Novelist Robert Harris has said that developing dedicated TV books programming is one of the ways in which the BBC can fight back against funding cuts.
Harris pronounced the BBC's lack of such a programme a "disgrace" at the Costa Book of the Year award ceremony in January, saying it was failing to support the books industry which fed it so much material, by comparison with the early 1970s when the prize was launched, and BBC TV sported books programmes hosted by Robert Robinson and Melvyn Bragg. His comments attracted a lot of trade support.
Speaking to The Bookseller for an interview in today's issue of the magazine, for Dictator (Hutchinson), the final volume of his trilogy on Cicero, Harris has revealed that he and Penguin Random House UK c.e.o. Tom Weldon were later called by a "jumpy" BBC to a meeting with its director general Tony Hall.
"They said they would like to do something, both some form of dedicated books programme on the digital channels, but perhaps with some link to, or more of a footprint on, popular television, BBC1. As far as I know, they are thinking about that and trying to do something. I thought there was goodwill, that Tony Hall thought it was something the BBC should do," he said.
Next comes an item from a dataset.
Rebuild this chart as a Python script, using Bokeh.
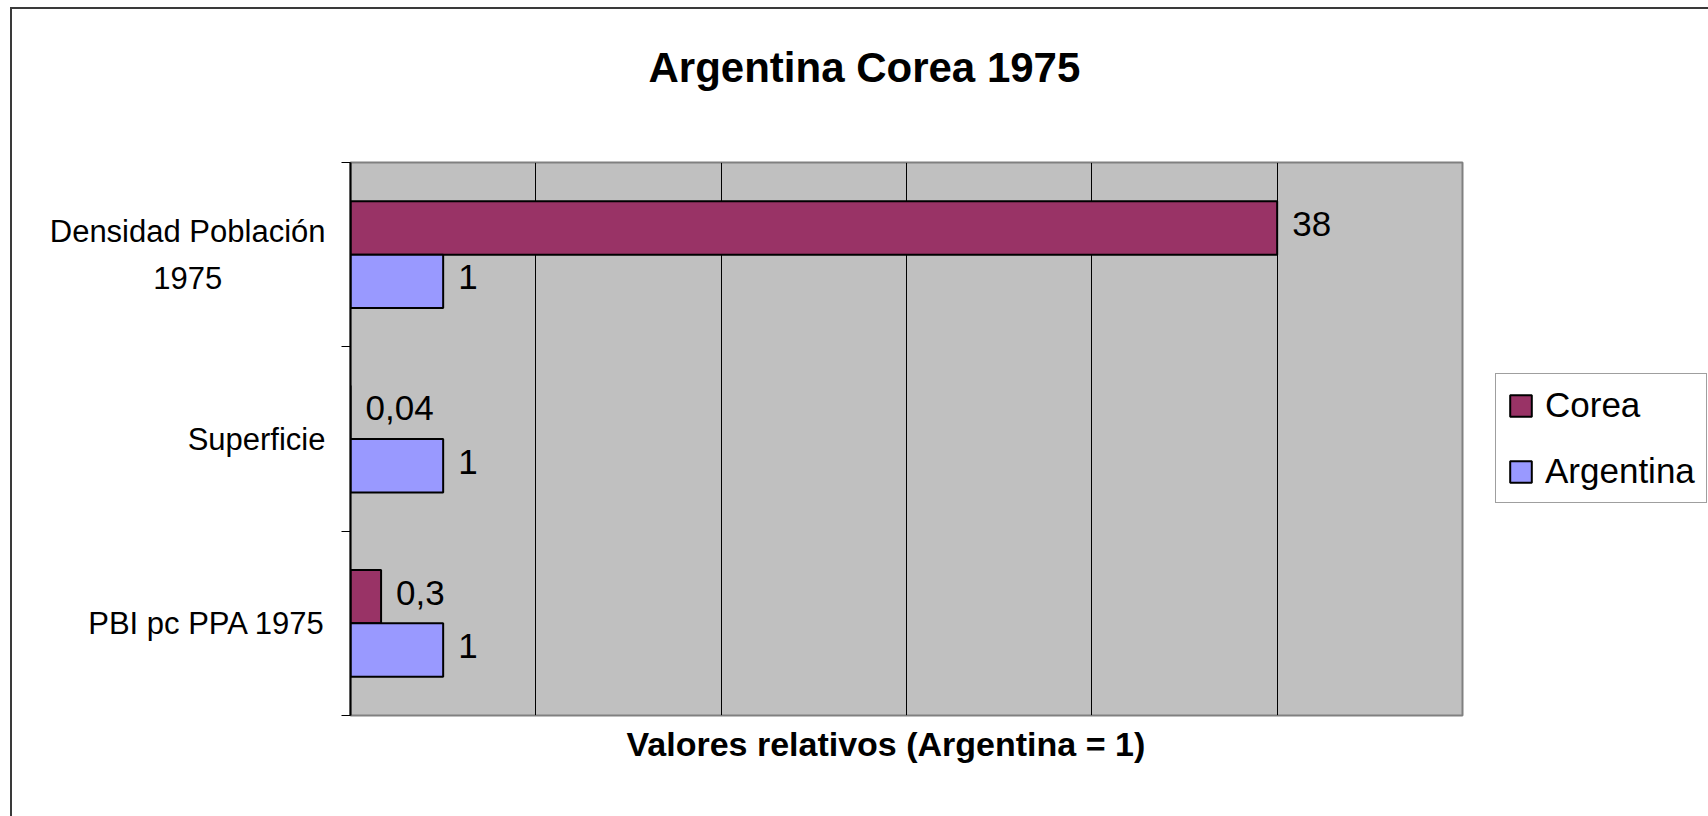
from bokeh.plotting import figure
from bokeh.models import (Range1d, FixedTicker, Grid, Legend, LegendItem,
                          LinearAxis, Title)
from bokeh.embed import file_html
from bokeh.resources import INLINE
from bokeh.core.properties import value

# ---- data (categories listed top to bottom, as in the chart) ----
categories = ["Densidad Población\n1975", "Superficie", "PBI pc PPA 1975"]
series_names = ["Corea", "Argentina"]
corea_values = [10.0, 0.0, 0.33]        # bar lengths as drawn
corea_labels = ["38", "0,04", "0,3"]
argentina_values = [1.0, 1.0, 1.0]
argentina_labels = ["1", "1", "1"]
x_grid_ticks = [2, 4, 6, 8, 10]
title_text = "Argentina Corea 1975"
x_title_text = "Valores relativos (Argentina = 1)"

FNAME = "Liberation Sans"
FONT = value(FNAME)
n = len(categories)
pos = [n - 0.5 - i for i in range(n)]
bar_h = 0.29
off = 0.145

# second line of the two-line category is centred under the first
def centred(label):
    if "\n" not in label:
        return label
    a, b = label.split("\n")
    pad = max(0, round((len(a) - len(b)) * 0.5 * 1.75))
    return a + "\n" + b + "\u00a0" * pad

FL, FT = 338, 153
FW, FH = 1112, 553
TOTAL_W, TOTAL_H = 1696, 807
p = figure(frame_width=FW, frame_height=FH, output_backend="svg",
           toolbar_location=None, title=None,
           x_range=Range1d(0, 12), y_range=Range1d(0, n),
           x_axis_location=None, y_axis_location="left",
           min_border_left=FL, min_border_right=TOTAL_W - FL - FW,
           min_border_top=FT, min_border_bottom=TOTAL_H - FT - FH)
p.styles = {"margin-left": "10px", "margin-top": "7px",
            "border-left": "2px solid #3a3a3a", "border-top": "2px solid #3a3a3a"}
p.background_fill_color = "#c0c0c0"
p.border_fill_color = "white"
p.outline_line_color = "#808080"
p.outline_line_width = 2
p.ygrid.visible = False
p.add_layout(Grid(dimension=0, ticker=FixedTicker(ticks=x_grid_ticks),
                  grid_line_color="black", grid_line_width=1))

# inner left axis: boundary ticks only
ax = p.yaxis[0]
ax.ticker = FixedTicker(ticks=list(range(n + 1)))
ax.major_label_overrides = {i: "" for i in range(n + 1)}
ax.major_tick_out = 9
ax.major_tick_in = 0
ax.minor_tick_out = 0
ax.minor_tick_in = 0
ax.axis_line_color = "black"
ax.axis_line_width = 2
ax.major_tick_line_color = "black"
ax.major_tick_line_width = 1

# outer left axis: category names
cax = LinearAxis(ticker=FixedTicker(ticks=pos),
                 major_label_overrides={y: centred(c) for y, c in zip(pos, categories)},
                 major_tick_out=0, major_tick_in=0, minor_tick_out=0, minor_tick_in=0,
                 axis_line_color=None, major_label_standoff=16,
                 major_label_text_font=FNAME, major_label_text_font_size="31px",
                 major_label_text_color="black", major_label_text_line_height=1.35)
p.add_layout(cax, "left")

yc = [y + off for y in pos]
ya = [y - off for y in pos]
rc = p.hbar(y=yc, right=corea_values, left=0, height=bar_h,
            fill_color="#993366", line_color="black", line_width=2)
ra = p.hbar(y=ya, right=argentina_values, left=0, height=bar_h,
            fill_color="#9999ff", line_color="black", line_width=2)

p.text(x=corea_values, y=yc, text=corea_labels, x_offset=15, y_offset=-4,
       text_baseline="middle", text_align="left", text_font=FONT,
       text_font_size="35px", text_color="black")
p.text(x=argentina_values, y=ya, text=argentina_labels, x_offset=15, y_offset=-4,
       text_baseline="middle", text_align="left", text_font=FONT,
       text_font_size="35px", text_color="black")

# invisible spacer axis above the frame, then the chart title beyond it
p.add_layout(LinearAxis(ticker=FixedTicker(ticks=[6]), major_tick_out=67, major_tick_in=0,
                        major_tick_line_color=None, axis_line_color=None,
                        major_label_overrides={6: ""}, major_label_standoff=0,
                        major_label_text_font_size="0px",
                        minor_tick_out=0, minor_tick_in=0), "above")
p.add_layout(Title(text=title_text, align="left", offset=298, standoff=10,
                   text_font=FNAME, text_font_size="42px", text_font_style="bold",
                   text_color="black"), "above")

# axis title below
p.add_layout(Title(text=x_title_text, align="left", offset=276, vertical_align="top",
                   standoff=18, text_font=FNAME, text_font_size="34px",
                   text_font_style="bold", text_color="black"), "below")

legend = Legend(items=[LegendItem(label=series_names[0], renderers=[rc]),
                       LegendItem(label=series_names[1], renderers=[ra])],
                location=(33, 212), orientation="vertical",
                label_text_font=FNAME, label_text_font_size="35px",
                label_text_color="black",
                glyph_width=27, glyph_height=27, label_standoff=11,
                padding=11, spacing=26, margin=0,
                border_line_color="#404040", border_line_width=1.5,
                background_fill_color="white", background_fill_alpha=1)
p.add_layout(legend, "right")

html = file_html(p, INLINE)
html = html.replace("<body>", '<body style="background-color:#f0f0f0;">', 1)
open("out.html", "w").write(html)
"It's exactly what's supposed to make the BBC distinct," Harris added. "A public service broadcaster is important to what it means to be British, and books remain the central force [in that]. I profoundly believe that, and I believe the BBC has to do that. One of the ways the BBC can counter the Tory attack – or whatever you want to call it – is to say, 'Well, we do this [TV books programming]'. It needn't be expensive; you just need two chairs, two microphones, two cameras and a room, and by and large authors are quite good talkers."
"My last novel, An Officer and a Spy, was picked up by a Dutch channel, which has a high-profile [TV] programme with a panel of booksellers. It had a huge impact – it sold about 60,000 copies [in the Netherlands]. We need something like that. We don't need it for writers frankly like me, being given a lot more publicity, but for new writers."
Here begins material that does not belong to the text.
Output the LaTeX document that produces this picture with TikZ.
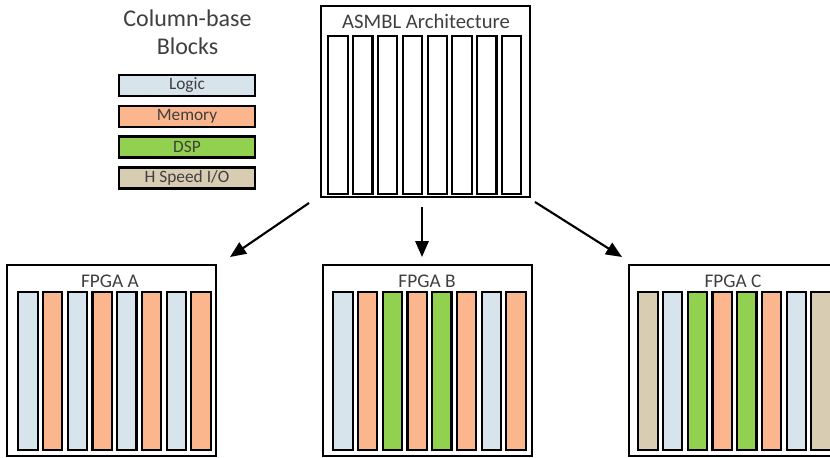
\documentclass[tikz,border=0pt]{standalone}
\usepackage{fontspec}
\setmainfont{Carlito}
\usetikzlibrary{arrows.meta}

\definecolor{logic}{HTML}{D7E4EC}
\definecolor{memory}{HTML}{FBB68D}
\definecolor{dsp}{HTML}{92D050}
\definecolor{hsio}{HTML}{D8CCB3}
\definecolor{txt}{HTML}{3F3F3F}

\begin{document}
\begin{tikzpicture}[x=0.75pt,y=-0.75pt,
  frame/.style={draw=black, line width=1.6pt, rectangle, inner sep=0pt,
    minimum width=156.75pt, minimum height=143.25pt, anchor=north west},
  col/.style={draw=black, line width=1.6pt, rectangle, inner sep=0pt,
    minimum width=14.5pt, minimum height=118.5pt, anchor=north west},
  key/.style={draw=black, line width=1.6pt, rectangle, inner sep=0pt,
    minimum width=102pt, minimum height=15.75pt, text=txt,
    font=\fontsize{13}{15}\selectfont},
  heading/.style={text=txt, anchor=base, inner sep=0pt,
    font=\fontsize{14.5}{17}\selectfont},
  link/.style={line width=1.6pt, -{Triangle[length=12pt,width=10pt]}}
]
\useasboundingbox (0,0) rectangle (830,457);

% legend
\node[text=txt, align=center, anchor=base, inner sep=0pt,
  font=\fontsize{18}{21}\selectfont] (legtitle) at (187.5,54) {Column-base\\Blocks};
\node[key, fill=logic]  (klogic) at (187,85.5) {Logic};
\node[key, fill=memory] (kmem)   at (187,116.5) {Memory};
\node[key, fill=dsp]    (kdsp)   at (187,147) {DSP};
\node[key, fill=hsio]   (khsio)  at (187,178) {H Speed I/O};

% generic column-based architecture
\node[frame] (asmbl) at (320,5) {};
\node[heading, font=\fontsize{15.5}{18}\selectfont] (asmbltitle) at (426,28) {ASMBL Architecture};
\foreach \i in {1,...,8}
  \node[col] (s\i) at ({327.3+(\i-1)*24.8},35) {};

% FPGA A
\node[frame] (fa) at (6,264) {};
\node[heading] (fatitle) at (110,287) {FPGA A};
\foreach \c [count=\i] in {logic,memory,logic,memory,logic,memory,logic,memory}
  \node[col, fill=\c] (a\i) at ({17.3+(\i-1)*24.7},291) {};

% FPGA B
\node[frame] (fb) at (322,264) {};
\node[heading] (fbtitle) at (427,287) {FPGA B};
\foreach \c [count=\i] in {logic,memory,dsp,memory,dsp,memory,logic,memory}
  \node[col, fill=\c] (b\i) at ({332.3+(\i-1)*24.7},291) {};

% FPGA C
\node[frame] (fc) at (628,264) {};
\node[heading] (fctitle) at (733,287) {FPGA C};
\foreach \c [count=\i] in {hsio,logic,dsp,memory,dsp,memory,logic,hsio}
  \node[col, fill=\c] (c\i) at ({637.3+(\i-1)*24.7},291) {};

% connectors
\coordinate (outA) at (309,203);
\coordinate (outB) at (422,207);
\coordinate (outC) at (535,202);
\coordinate (inA) at (230,257);
\coordinate (inB) at (422,257);
\coordinate (inC) at (622,257);
\draw[link] (outA) -- (inA);
\draw[link] (outB) -- (inB);
\draw[link] (outC) -- (inC);
\end{tikzpicture}
\end{document}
Harris, who spent several years in his twenties as a BBC current affairs reporter before writing his first novel Fatherland, explained that he felt so strongly on the issue because of his childhood experiences. Both parents left school at the age of just 14. "The BBC was a very important part of our growing up; it was where my father learned about books, and it put books into our lives – that, and the library. My father was a printer, a self-taught reader of Graham Greene and Joyce and Arnold Bennett, he left school at 14 but nevertheless through these great institutions like the BBC acquired a culture."
The writer added that he had had "such a good reaction" to his Costas speech that he wondered about mobilising authors to sign an open letter en masse: "Which is still an option if we don't get anywhere."
The government is undertaking a comprehensive review of the BBC's funding and structure as its approaches its next charter renewal date in 2016. In July's budget, chancellor George Osborne announced the shift of the hefty cost of free licenses for the over-75s back onto the BBC.
Earlier this week Hall outlined new plans for the BBC's future, with new partnerships with arts and science organisations and expansion for the World Service, to be offset by cost-cutting.
Hall said: "The BBC faces a very tough financial challenge, so we will have to manage our resources ever more carefully and prioritise what we believe the BBC should offer. We will inevitably have to either close or reduce some services." said Hall.
Strategy chief James Purnell has denied a plan for BBC4's closure, but said: "We are not ruling anything in or out."
Author and broadcaster Melvyn Bragg has accused Osborne and prime minister David Cameron of "cultural vandalism" in seeking to scale back the BBC, according to a Telegraph report.
The Publishers Association welcomed the BBC pledge to work in partnership with arts organisations.